S(ummer) Affective Disorder

July 5, 2011

You may have heard of the winter equivalent, but this is a new one on me. However it just so happens that I may be one of the few who does not look forward to summer and are generally much happier in the autumn and winter months.

This summertime mood disorder was first recognized as a form of depression in 1986 and is thought to affect less than one percent of the population, making it much rarer than the winter variety experienced by an estimated 5 percent of people. If you suffer from SAD then your symptoms mean you sleep less, eat less, and lose weight and are extremely irritable and agitated.

Dr. Norman Rosenthal, a clinical professor of psychiatry at Georgetown University Medical School, who has studied both types and first helped discover their existence believes that people with summer seasonal depression may be more at risk for suicide than cold-weather SAD types. He said “Suicide is more of a concern when people are depressed and agitated rather than depressed and lethargic.”

Rosenthal also said that mental health professionals suspected the cause was the heat and humidity. That, he said, lent itself to the idea that a cold shower, air conditioning, swimming in cold lakes or heading North would relieve symptoms.
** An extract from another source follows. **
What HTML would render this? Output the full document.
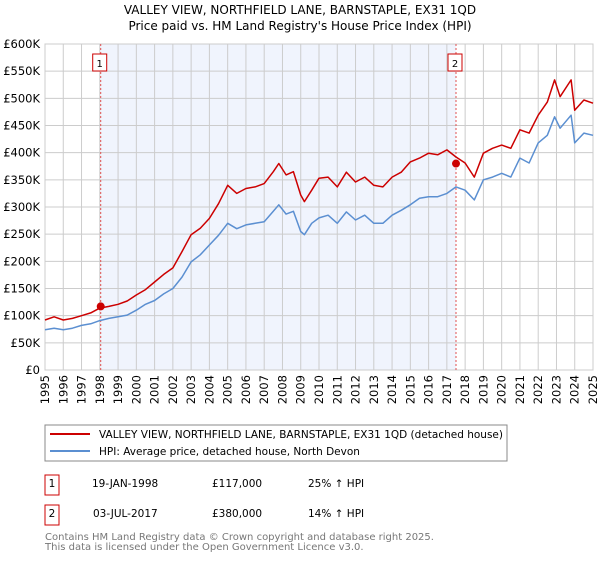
<!DOCTYPE html>
<html><head><meta charset="utf-8"><style>
body{margin:0;background:#fff;font-family:"DejaVu Sans","Liberation Sans",sans-serif;}
svg text{font-family:"DejaVu Sans","Liberation Sans",sans-serif;}
</style></head><body>
<svg id="chart" width="600" height="560" viewBox="0 0 600 560" xmlns="http://www.w3.org/2000/svg">
<text x="300" y="14" font-size="12" text-anchor="middle">VALLEY VIEW, NORTHFIELD LANE, BARNSTAPLE, EX31 1QD</text>
<text x="300" y="30" font-size="12" text-anchor="middle">Price paid vs. HM Land Registry's House Price Index (HPI)</text>
<g id="plot"></g>
<g>
<rect x="45" y="425" width="462" height="36" fill="#fff" stroke="#888"/>
<line x1="50" y1="434" x2="90" y2="434" stroke="#cc0000" stroke-width="2"/>
<text x="99" y="438" font-size="10.5">VALLEY VIEW, NORTHFIELD LANE, BARNSTAPLE, EX31 1QD (detached house)</text>
<line x1="50" y1="451" x2="90" y2="451" stroke="#5b8fd1" stroke-width="2"/>
<text x="99" y="455" font-size="10.5">HPI: Average price, detached house, North Devon</text>
</g>
<g font-size="10.5">
<rect x="45" y="475" width="14" height="20" fill="none" stroke="#cc0000"/>
<text x="52" y="487" text-anchor="middle">1</text>
<text x="92" y="487">19-JAN-1998</text>
<text x="212" y="487">£117,000</text>
<text x="308" y="487">25% ↑ HPI</text>
</g>
<g font-size="10.5">
<rect x="45" y="505" width="14" height="20" fill="none" stroke="#cc0000"/>
<text x="52" y="517" text-anchor="middle">2</text>
<text x="93" y="517">03-JUL-2017</text>
<text x="212" y="517">£380,000</text>
<text x="308" y="517">14% ↑ HPI</text>
</g>
<text x="45" y="540" font-size="10" fill="#777">Contains HM Land Registry data © Crown copyright and database right 2025.</text>
<text x="45" y="550" font-size="10" fill="#777">This data is licensed under the Open Government Licence v3.0.</text>
</svg>
<script>
const years=[1995,1995.5,1996,1996.5,1997,1997.5,1998,1998.5,1999,1999.5,2000,2000.5,2001,2001.5,2002,2002.5,2003,2003.5,2004,2004.5,2005,2005.5,2006,2006.5,2007,2007.5,2007.8,2008.2,2008.6,2009,2009.2,2009.6,2010,2010.5,2011,2011.5,2012,2012.5,2013,2013.5,2014,2014.5,2015,2015.5,2016,2016.5,2017,2017.5,2018,2018.5,2019,2019.5,2020,2020.5,2021,2021.5,2022,2022.5,2022.9,2023.2,2023.8,2024,2024.5,2025];
const priceSeries=[92,98,92,95,100,105,114,117,121,127,138,148,162,176,188,218,249,261,279,306,340,325,334,337,343,365,380,359,365,322,310,331,353,355,337,364,346,355,340,337,355,364,383,390,399,396,405,392,381,355,399,408,414,408,442,436,469,493,534,503,534,478,497,491];
const hpiSeries=[74,77,74,77,82,85,91,95,98,101,110,121,128,140,150,171,199,212,230,248,270,260,267,270,273,292,304,287,292,255,249,270,280,285,270,291,276,285,270,270,285,294,304,316,319,319,325,337,331,313,350,355,362,355,390,381,418,432,466,445,469,418,436,432];
const yTicks=[0,50,100,150,200,250,300,350,400,450,500,550,600];
const yTickLabels=["£0","£50K","£100K","£150K","£200K","£250K","£300K","£350K","£400K","£450K","£500K","£550K","£600K"];
const xTicks=[1995,1996,1997,1998,1999,2000,2001,2002,2003,2004,2005,2006,2007,2008,2009,2010,2011,2012,2013,2014,2015,2016,2017,2018,2019,2020,2021,2022,2023,2024,2025];
const saleYears=[1998.05,2017.5];
const saleValues=[117,380];
const saleLabels=["1","2"];
const X0=45,X1=593,Y0=370,Y1=44;
const x=v=>X0+(v-1995)/30*(X1-X0);
const y=v=>Y0-v/600*(Y0-Y1);
const NS="http://www.w3.org/2000/svg";
const g=document.getElementById('plot');
function el(t,a){const e=document.createElementNS(NS,t);for(const k in a)e.setAttribute(k,a[k]);g.appendChild(e);return e;}
let bg=el('rect',{x:X0,y:Y1,width:X1-X0,height:Y0-Y1,fill:'#fff',stroke:'#ccc'});


let sh=el('rect',{x:x(saleYears[0]),y:Y1,width:x(saleYears[1])-x(saleYears[0]),height:Y0-Y1,fill:'#f0f4fd'});


yTicks.forEach((t,i)=>{
 let l=el('line',{x1:X0,x2:X1,y1:y(t),y2:y(t),stroke:'#ccc'});
 
 
 let tx=el('text',{x:40,y:y(t)+4,'font-size':'11.5','text-anchor':'end'});
 tx.textContent=yTickLabels[i];
 
 
});
xTicks.forEach(t=>{
 let l=el('line',{x1:x(t),x2:x(t),y1:Y1,y2:Y0,stroke:'#ccc'});
 
 
 let tx=el('text',{x:0,y:0,'font-size':'11.5','text-anchor':'end',transform:`translate(${x(t)+4},375) rotate(-90)`});
 tx.textContent=t;
 
 
});
saleYears.forEach((s,i)=>{
 let l=el('line',{x1:x(s),x2:x(s),y1:Y1,y2:Y0,stroke:'#e05050','stroke-dasharray':'2,2'});
 
 
 let r=el('rect',{x:x(s)-8,y:54,width:14,height:17,fill:'#fff',stroke:'#cc0000'});
 
 
 let tx=el('text',{x:x(s)-1,y:67,'font-size':'10','text-anchor':'middle'});
 tx.textContent=saleLabels[i];
 
 
});
function path(vals,color,name){
 let d=vals.map((v,i)=>(i?'L':'M')+x(years[i]).toFixed(1)+','+y(v).toFixed(1)).join('');
 let p=el('path',{d:d,fill:'none',stroke:color,'stroke-width':'1.5','stroke-linejoin':'round'});
 
 
}
path(hpiSeries,'#5b8fd1','hpi-line');
path(priceSeries,'#cc0000','price-line');
saleYears.forEach((s,i)=>{
 let c=el('circle',{cx:x(s),cy:y(saleValues[i]),r:4,fill:'#cc0000'});
 
 
});
</script>
</body></html>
Although these treatments for hot-weather depression are useful for some, they lack the staying power that light-box therapy has on winter SAD.
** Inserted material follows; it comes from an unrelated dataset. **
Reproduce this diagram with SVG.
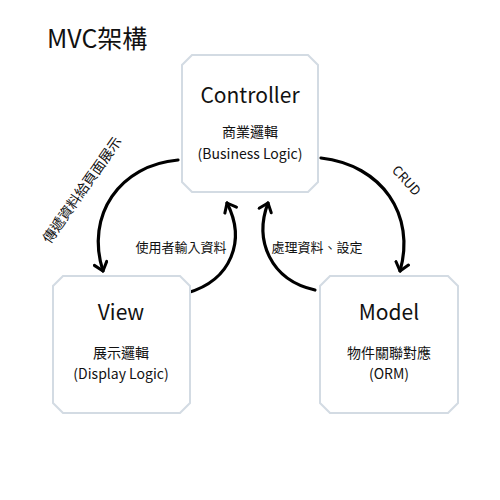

Rosenthal is the author of “Winter Blues” and says that a person with summer SAD can stay inside, crank up the AC, and darken the room but then go outside into the heat and it’s as if they’ve never been treated. Another idea is that it might be the light itself that’s aggravating sufferers, whether it’s the intensity of sunlight or the angle it’s coming at people.
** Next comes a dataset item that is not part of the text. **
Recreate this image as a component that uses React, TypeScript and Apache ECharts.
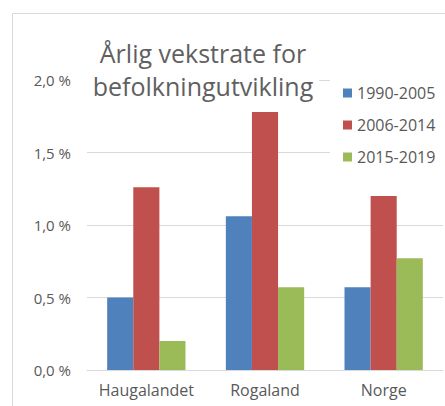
import React, { useEffect, useRef } from "react";
import * as echarts from "echarts";

const categories = ["Haugalandet", "Rogaland", "Norge"];
const seriesNames = ["1990-2005", "2006-2014", "2015-2019"];
const values1990_2005 = [0.5, 1.06, 0.57];
const values2006_2014 = [1.26, 1.78, 1.2];
const values2015_2019 = [0.2, 0.57, 0.77];
const colors = ["#4F81BD", "#C0504D", "#9BBB59"];
const titleLines = ["Årlig vekstrate for", "befolkningutvikling"];

const FONT = "'Open Sans', 'Noto Sans', sans-serif";
const TEXT = "#595959";

export default function App() {
  const ref = useRef<HTMLDivElement>(null);
  useEffect(() => {
    if (!ref.current) return;
    const chart = echarts.init(ref.current, undefined, { renderer: "svg" });
    const seriesData = [values1990_2005, values2006_2014, values2015_2019];
    chart.setOption({
      animation: false,
      backgroundColor: "#ffffff",
      color: colors,
      textStyle: { fontFamily: FONT },
      graphic: [
        {
          type: "rect",
          shape: { x: 12.5, y: 13.5, width: 600, height: 600 },
          style: { fill: "none", stroke: "#D9D9D9", lineWidth: 1 },
          z: -1,
        },
      ],
      title: {
        text: titleLines.join("\n"),
        left: 197,
        top: 36,
        textAlign: "center",
        padding: [0, 6],
        backgroundColor: "#ffffff",
        textStyle: {
          fontFamily: FONT,
          fontSize: 25,
          lineHeight: 33,
          fontWeight: "normal",
          color: "#606060",
        },
      },
      legend: {
        data: seriesNames,
        orient: "vertical",
        left: 330,
        top: 80,
        padding: [5, 10, 5, 13],
        backgroundColor: "#ffffff",
        itemWidth: 9,
        itemHeight: 9,
        itemGap: 16,
        icon: "rect",
        textStyle: { fontFamily: FONT, fontSize: 16, lineHeight: 16, color: TEXT },
      },
      grid: { left: 87, right: 2, top: 80, bottom: 36 },
      xAxis: {
        type: "category",
        data: categories,
        axisLine: { lineStyle: { color: "#D9D9D9" } },
        axisTick: { show: false },
        axisLabel: { interval: 0, fontFamily: FONT, fontSize: 16, color: TEXT, margin: 12 },
      },
      yAxis: {
        type: "value",
        min: 0,
        max: 2,
        interval: 0.5,
        axisLine: { show: false },
        axisTick: { show: false },
        splitLine: { lineStyle: { color: "#D9D9D9" } },
        axisLabel: {
          fontFamily: FONT,
          fontSize: 15,
          color: TEXT,
          margin: 16,
          formatter: (v: number) => v.toFixed(1).replace(".", ",") + " %",
        },
      },
      series: seriesNames.map((name, i) => ({
        name,
        type: "bar",
        data: seriesData[i],
        barGap: "0%",
        barCategoryGap: "34%",
        itemStyle: { color: colors[i] },
      })),
    });
    return () => chart.dispose();
  }, []);
  return (
    <div
      ref={ref}
      style={{ position: "fixed", left: 0, top: 0, width: 445, height: 406 }}
    />
  );
}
Still another possibility is that there may be two kinds of warm-weather depression, says Dr. Alfred Lewy, a professor of psychiatry at Oregon Health & Science University in Portland. He suggests there might be one group of people who have an unpleasant reaction to the heat and humidity — a discomfort with the climate. But even in Portland where summers aren’t that hot or humid, he’s seen patients struggle with summer depression. Lewy suspects the cause in a second group might be that the body’s natural clock, it’s circadian rhythms, are misaligning in summer. Instead of cueing to dawn, the longer daylight is causing some vulnerable people to cue to dusk. Cueing to dusk shortens the typical body clock and delays a person’s sleep-wake cycle. This mismatch, theorizes Lewy, may be triggering depression.

He successfully treated a person with summer depression with a combination of getting early morning sunlight (30 to 60 minutes daily), which shifts the body clock forward, and low-dose melatonin, a hormone that helps regulate sleep-wake cycles. Severe symptoms may also benefit from antidepressants.

I am alone with this, or are there other Summer AD’s out there?